What the customer does not know is that these credit lines are financed with other people’s cash. In this case, GE Capital has been providing the cash in support of the credit line policy. Apparently in a total state of panic, GE Capital simply took Lord & Taylor’s customer database, and told all of them in a letter that their credit lines had been reduced (in many cases to $100), if not entirely canceled. Even customers with zero balances got the letter. And that is six weeks before Christmas 2008! Commercial suicide anyone?

You can imagine what this does to the mystique of the customer relationship. What took twenty, thirty years to build got destroyed on one fell swoop with a simple form letter:

“Dear Customer, due to recently deteriorating events in your credit history, your account with Lord & Taylor is now limited to $100. We have no details on your credit history but please contact one of three credit rating agencies. Sincerely, GE Capital.


WOW. Jos. A. Bank, Men’s Wearhouse, Burlington Coat Factory, Frugal Fannie, pay attention! If you notice an increase in retail traffic, understand where it comes from! This must be paradise for YOU!

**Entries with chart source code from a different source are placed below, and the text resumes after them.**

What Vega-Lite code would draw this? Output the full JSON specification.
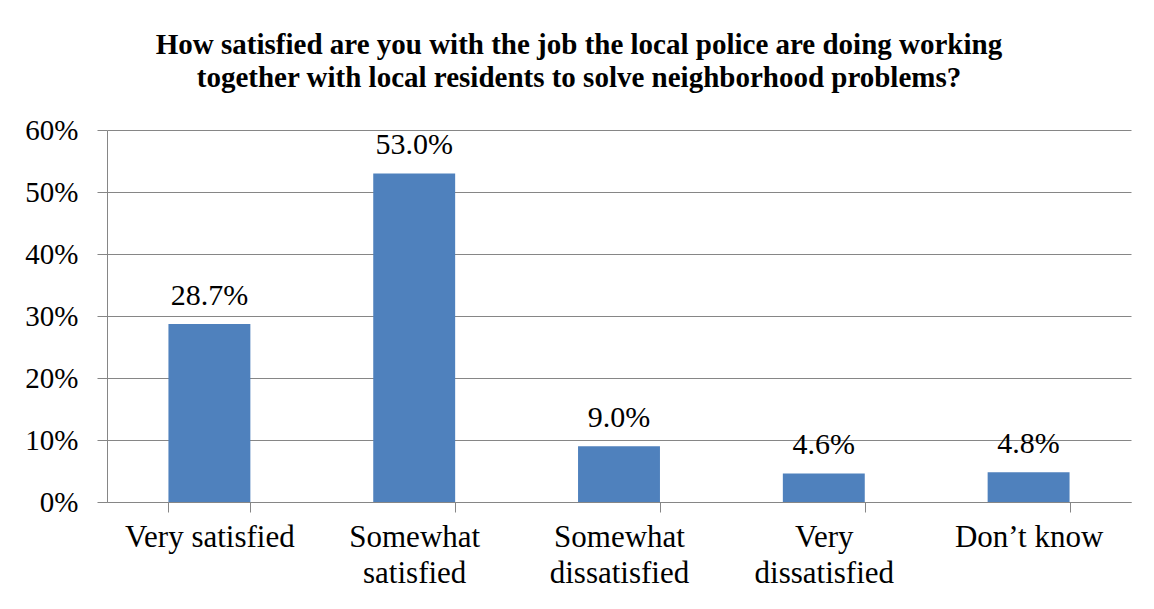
{
  "$schema": "https://vega.github.io/schema/vega-lite/v6.json",
  "width": 1024,
  "height": 372,
  "autosize": "none",
  "padding": {"left": 107, "top": 130, "right": 23, "bottom": 107},
  "background": "white",
  "title": {
    "text": ["How satisfied are you with the job the local police are doing working", "together with local residents to solve neighborhood problems?"],
    "font": "Liberation Serif",
    "fontSize": 29,
    "fontWeight": "bold",
    "color": "black",
    "anchor": "middle",
    "dx": -40,
    "offset": 23,
    "lineHeight": 33
  },
  "data": {
    "values": [
      {"category": "Very satisfied", "value": 0.287},
      {"category": "Somewhat|satisfied", "value": 0.53},
      {"category": "Somewhat|dissatisfied", "value": 0.09},
      {"category": "Very|dissatisfied", "value": 0.046},
      {"category": "Don’t know", "value": 0.048}
    ]
  },
  "encoding": {
    "x": {
      "field": "category",
      "type": "nominal",
      "sort": null,
      "scale": {"paddingInner": 0.6, "paddingOuter": 0.3},
      "axis": {
        "title": null,
        "labelAngle": 0,
        "labelExpr": "split(datum.label, '|')",
        "labelFont": "Liberation Serif",
        "labelFontSize": 31,
        "labelColor": "black",
        "labelPadding": 10,
        "labelLineHeight": 36,
        "tickBand": "extent",
        "tickColor": "#868686",
        "tickSize": 10,
        "domainColor": "#868686",
        "grid": false
      }
    },
    "y": {
      "field": "value",
      "type": "quantitative",
      "scale": {"domain": [0, 0.6]},
      "axis": {
        "title": null,
        "format": ".0%",
        "values": [0, 0.1, 0.2, 0.3, 0.4, 0.5, 0.6],
        "labelFont": "Liberation Serif",
        "labelFontSize": 29,
        "labelColor": "black",
        "labelPadding": 19,
        "tickColor": "#868686",
        "tickSize": 10,
        "domainColor": "#868686",
        "grid": true,
        "gridColor": "#868686"
      }
    }
  },
  "layer": [
    {"mark": {"type": "bar", "color": "#4F81BD"}},
    {
      "mark": {"type": "text", "baseline": "alphabetic", "dy": -19, "font": "Liberation Serif", "fontSize": 30, "color": "black"},
      "encoding": {"text": {"field": "value", "type": "quantitative", "format": ".1%"}}
    }
  ],
  "config": {"view": {"stroke": null}, "font": "Liberation Serif"}
}
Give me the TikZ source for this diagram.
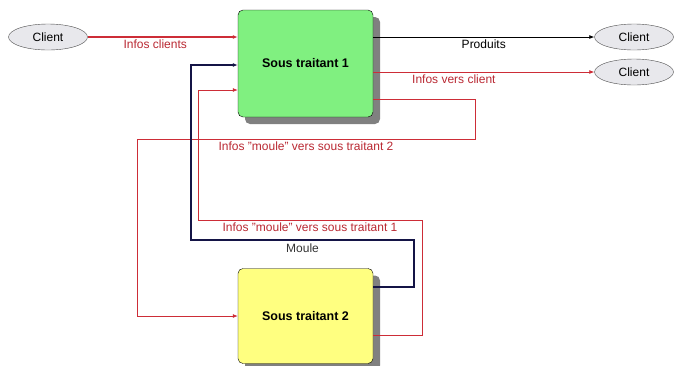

I am sure you get the picture. These are merely two examples of how retailers’ decisions during tough times can make or break the franchise they have tried to build up for so many years. When times get tough, acknowledge the conditions. Tell your customers that you are aware of what is going on. If you need to cut back on credit policies, come out early, apologize for the change in direction, give the reasons why, and offer some advantage in return. That makes your customers feel good. They will understand.

But don’t be rude and don’t be heavy-handed. My sense is that GE Capital will pay dearly for the aggressive style they cultivated during the Fall of 2008. Hopefully a lesson learned!